Jack Edelstein and his family were excited about their two-week vacation to Israel in June but it never got off the ground. Unlike many others whose travel to the region was delayed because of rising tensions, the Edelstein family trip was thwarted by the upcoming November expiration of 13-year-old son Jesse’s passport, meaning that it had less than six months of remaining validity.
“We were stunned as I had never come across this issue in over 40 years of international flying,” Edelstein, an Ann Arbor-based real estate developer, told ABC News.
Edelstein is one of a growing number of Americans who make travel plans not knowing that passports effectively expire for travel to certain countries months before the listed expiration date.
The policy is technically a matter of reciprocity: The United States requires foreign visitors to have six months validity on their passports when they travel to America, and now many of those countries have returned the favor to American travelers. Recent changes to requirements for countries in the European Union’s Schengen area, which includes tourist-heavy countries like France, Italy and Spain, have caused some travel heartache.
“In the last few months, we have heard of many U.S. citizens having their travel plans disrupted due to some European countries, particularly those in the Schengen area, strictly enforcing passport validity requirements,” Elizabeth Finan, a spokeswoman for United States Consular Affairs, told ABC.
“Additionally, some E.U. countries are requiring passports to have six months’ validity because they assume travelers will stay the full three months allowed for visa-free visitors.”
The State Department lists the passport requirements on each country’s travel advisory website, though few travelers seek the information out unless they have concerns about the safety of a region or possible visa requirements.
For their part, travel sites like Expedia and Orbitz make mention of passport expiration restrictions on their sites, but there is no notification or alert that warns passengers of possible problems before they arrive at the airport.
"Requiring that information at the time of booking just isn’t feasible,” Orbitz spokesman Chris Chiames told ABC. “Someone sees a bargain online. Makes an impromptu decision to go to Paris next April. Buys the ticket and worries about the passport later.
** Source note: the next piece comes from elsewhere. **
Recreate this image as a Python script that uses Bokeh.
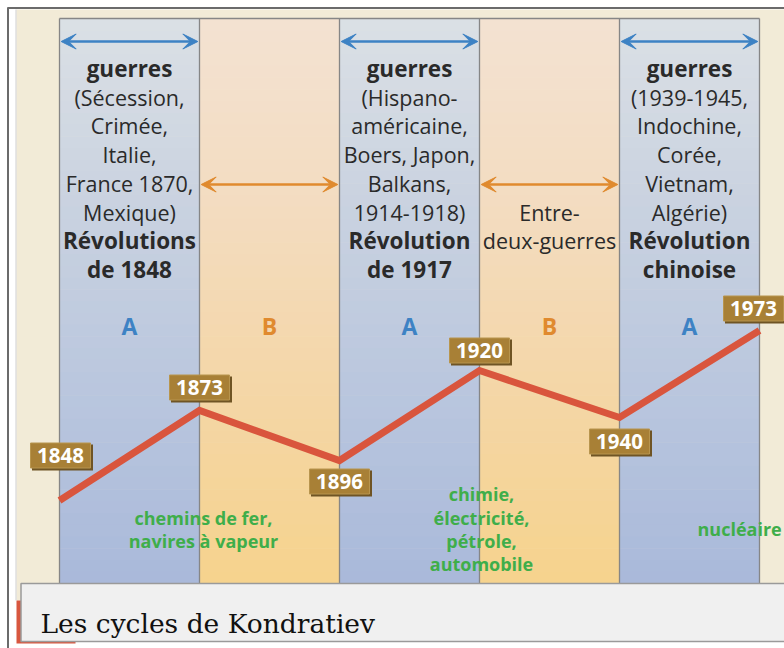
import numpy as np
from bokeh.plotting import figure
from bokeh.models import Range1d, ColumnDataSource, Arrow, VeeHead
from bokeh.core.properties import value
from bokeh.embed import file_html
from bokeh.resources import INLINE

# ---------------- data ----------------
years = ["1848", "1873", "1896", "1920", "1940", "1973"]
levels = [82, 172, 122, 212, 165, 252]          # relative level of the long cycle
phases = ["A", "B", "A", "B", "A"]               # phase between consecutive turning points

war_headers = ["guerres", "guerres", "guerres"]
war_details = [
    ["(Sécession,", "Crimée,", "Italie,", "France 1870,", "Mexique)"],
    ["(Hispano-", "américaine,", "Boers, Japon,", "Balkans,", "1914-1918)"],
    ["(1939-1945,", "Indochine,", "Corée,", "Vietnam,", "Algérie)"],
]
revolutions = [["Révolutions", "de 1848"], ["Révolution", "de 1917"], ["Révolution", "chinoise"]]
interwar = ["Entre-", "deux-guerres"]

innovations = [["chemins de fer,", "navires à vapeur"],
               ["chimie,", "électricité,", "pétrole,", "automobile"],
               ["nucléaire"]]

title = "Les cycles de Kondratiev"

# ---------------- layout helpers (picture pixels -> data) ----------------
X0, DX = 59.0, 140.0      # picture x of first turning point, spacing
YB = 582.0                # picture y of level 0
def X(px): return (px - X0) / DX
def Y(py): return YB - py

W, H = 784, 648
p = figure(width=W, height=H, output_backend="svg", toolbar_location=None,
           x_range=Range1d(X(0), X(W)), y_range=Range1d(Y(H), Y(0)),
           min_border=0, min_border_left=0, min_border_right=0,
           min_border_top=0, min_border_bottom=0)
p.axis.visible = False
p.grid.visible = False
p.outline_line_color = None
p.background_fill_color = "#ffffff"
p.border_fill_color = "#ffffff"

FONT = value("Open Sans")

# page background (beige paper)
p.quad(left=[X(16)], right=[X(800)], top=[Y(9)], bottom=[Y(600)],
       fill_color="#f2ebd7", line_color=None)
p.quad(left=[X(16)], right=[X(75)], top=[Y(600)], bottom=[Y(643)],
       fill_color="#d8573f", line_color=None)
# frame lines
p.segment(x0=[X(7.5)], y0=[Y(7)], x1=[X(7.5)], y1=[Y(660)], line_color="#6b6b6b", line_width=2)
p.segment(x0=[X(7)], y0=[Y(7.5)], x1=[X(800)], y1=[Y(7.5)], line_color="#6b6b6b", line_width=2)
p.segment(x0=[X(15.5)], y0=[Y(9)], x1=[X(15.5)], y1=[Y(600)], line_color="#cfcfcf", line_width=1)

# ---------------- bands with vertical gradient ----------------
def hex2rgb(h): return np.array([int(h[i:i + 2], 16) for i in (1, 3, 5)], float)
def rgb2hex(c): return "#%02x%02x%02x" % tuple(int(round(v)) for v in c)
grad = {"A": ["#dbe0e5", "#c9d2e0", "#b9c6de", "#a9b9da"],
        "B": ["#f3e2d2", "#f3dcc0", "#f4d6a6", "#f6d38d"]}
band_top, band_bot = Y(18), Y(583)
nslices = 48
edges = np.linspace(band_top, band_bot, nslices + 1)
for i, ph in enumerate(phases):
    stops = [hex2rgb(c) for c in grad[ph]]
    L, R, T, B, C = [], [], [], [], []
    for k in range(nslices):
        t = (k + 0.5) / nslices * (len(stops) - 1)
        j = min(int(t), len(stops) - 2)
        f = t - j
        col = stops[j] * (1 - f) + stops[j + 1] * f
        L.append(i); R.append(i + 1); T.append(edges[k]); B.append(edges[k + 1] - 0.5)
        C.append(rgb2hex(col))
    p.quad(left=L, right=R, top=T, bottom=B, fill_color=C, line_color=None)

n = len(years)
p.segment(x0=list(range(n)), y0=[band_top] * n, x1=list(range(n)), y1=[band_bot] * n,
          line_color="#868686", line_width=1.3)
p.segment(x0=[0], y0=[band_top], x1=[n - 1], y1=[band_top], line_color="#868686", line_width=1.3)

# ---------------- arrows ----------------
BLUE, ORANGE = "#3d82c4", "#e08a2e"
for i, ph in enumerate(phases):
    col = BLUE if ph == "A" else ORANGE
    yy = Y(41) if ph == "A" else Y(184)
    p.add_layout(Arrow(x_start=i + 0.012, y_start=yy, x_end=i + 0.988, y_end=yy,
                       line_color=col, line_width=2.5,
                       start=VeeHead(size=15, fill_color=col, line_color=col),
                       end=VeeHead(size=15, fill_color=col, line_color=col)))

# ---------------- band texts ----------------
line_py = [68 + 28.7 * k for k in range(8)]
tx, ty, tt, tb = [], [], [], []
a_idx = [i for i, ph in enumerate(phases) if ph == "A"]
for j, i in enumerate(a_idx):
    lines = [war_headers[j]] + war_details[j] + revolutions[j]
    bold = [True] + [False] * len(war_details[j]) + [True] * len(revolutions[j])
    for k, (s, b) in enumerate(zip(lines, bold)):
        tx.append(i + 0.5); ty.append(Y(line_py[k])); tt.append(s); tb.append(b)
b_idx = [i for i, ph in enumerate(phases) if ph == "B"]
for k, s in enumerate(interwar):
    tx.append(b_idx[1] + 0.5); ty.append(Y(line_py[5 + k])); tt.append(s); tb.append(False)

reg = ColumnDataSource(dict(x=[a for a, b in zip(tx, tb) if not b],
                            y=[a for a, b in zip(ty, tb) if not b],
                            t=[a for a, b in zip(tt, tb) if not b]))
bld = ColumnDataSource(dict(x=[a for a, b in zip(tx, tb) if b],
                            y=[a for a, b in zip(ty, tb) if b],
                            t=[a for a, b in zip(tt, tb) if b]))
p.text(x="x", y="y", text="t", source=reg, text_font=FONT, text_font_size="21.5px",
       text_align="center", text_baseline="middle", text_color="#2a2a2a")
p.text(x="x", y="y", text="t", source=bld, text_font=FONT, text_font_size="22.5px",
       text_font_style="bold", text_align="center", text_baseline="middle", text_color="#2a2a2a")

# phase letters
p.text(x=[i + 0.5 for i in range(len(phases))], y=[Y(325)] * len(phases), text=phases,
       text_font=FONT, text_font_size="23px", text_font_style="bold",
       text_align="center", text_baseline="middle",
       text_color=[BLUE if ph == "A" else ORANGE for ph in phases])

# ---------------- innovations (green) ----------------
GREEN = "#3fae4a"
inno_anchor = [X(203), X(481), X(697)]
inno_py = [[517, 540], [493, 517, 540, 563], [528]]
inno_align = ["center", "center", "left"]
for grp, xa, pys, al in zip(innovations, inno_anchor, inno_py, inno_align):
    p.text(x=[xa] * len(grp), y=[Y(v) for v in pys], text=grp, text_font=FONT,
           text_font_size="18px", text_font_style="bold", text_align=al,
           text_baseline="middle", text_color=GREEN)

# ---------------- cycle line ----------------
xs = list(range(n))
p.line(x=xs, y=levels, line_color="#d9553d", line_width=7, line_join="miter")

# ---------------- year labels ----------------
lab_dx = [1, 0, 0, 0, 0, -6]
lab_dy = [-45, -23, 21, -20, 24, -22]
lx = [x + dx / DX for x, dx in zip(xs, lab_dx)]
ly = [v - dy for v, dy in zip(levels, lab_dy)]
p.rect(x=[v + 2 / DX for v in lx], y=[v - 2 for v in ly], width=61, height=26,
       width_units="screen", height_units="screen", fill_color="#6f5424", line_color=None)
p.rect(x=lx, y=ly, width=60, height=25, width_units="screen", height_units="screen",
       fill_color="#a88036", line_color="#b8954e", line_width=1)
p.text(x=lx, y=ly, text=years, text_font=FONT, text_font_size="20.5px", text_font_style="bold",
       text_align="center", text_baseline="middle", text_color="#ffffff")

# ---------------- caption ----------------
p.quad(left=[X(20.5)], right=[X(800)], top=[Y(583)], bottom=[Y(641)],
       fill_color="#f0f0f0", line_color="#9a9a9a", line_width=1.5)
p.text(x=[X(40)], y=[Y(623)], text=[title], text_font=value("DejaVu Serif"),
       text_font_size="26.5px", text_align="left", text_baseline="alphabetic", text_color="#111111")

open("out.html", "w").write(file_html(p, INLINE))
Happens all the time."
Airlines are in a similar situation, as a representative from British Airways said that “it is the responsibility of the passenger to ensure they acquire the proper documentation before departure” and United's spokesman said that it "encourages" passengers to make sure they have all proper documents.
American Airlines provides similar information for customers who seek it out, though spokesman Matt Miller admitted that it is more difficult for them to control what users know when booking through third-party sites.
“The onus is on the passenger to know where they’re traveling and what that country requires,” he told ABC.
Delta and JetBlue did not respond to ABC News’ request for comment.
Rick Seaney, the co-founder of FareCompare.com, said that the tough economy in the past five or six years has led to fewer people taking international trips, meaning that when they do finally decide to head out of the country, they assume that their passports are still valid from their last trip.
On a larger scale, he says, the policies themselves are more a reflection of other countries wanting to be “punitive” for the U.S. restrictions on foreign visitors.
“By basically charging folks for visas into the U.S., all the other countries basically reciprocated by saying, 'Now you have to have visas with us' because we tightened up our rules,” Seaney told ABC.
Just as the exact requirements differ for each country, the outcomes change per passenger. Some people in major cities are able to push back their flights, and rush to an emergency passport facility to get a new, up-to-date passport within a day or two in an attempt to salvage some of their existing hotel reservations.
Others, like the Edelsteins, had to plan the trip over again completely. Edelstein said that the cost of rebooking the flights for himself, his wife, and his 13-year-old twins in August came to about $4,000.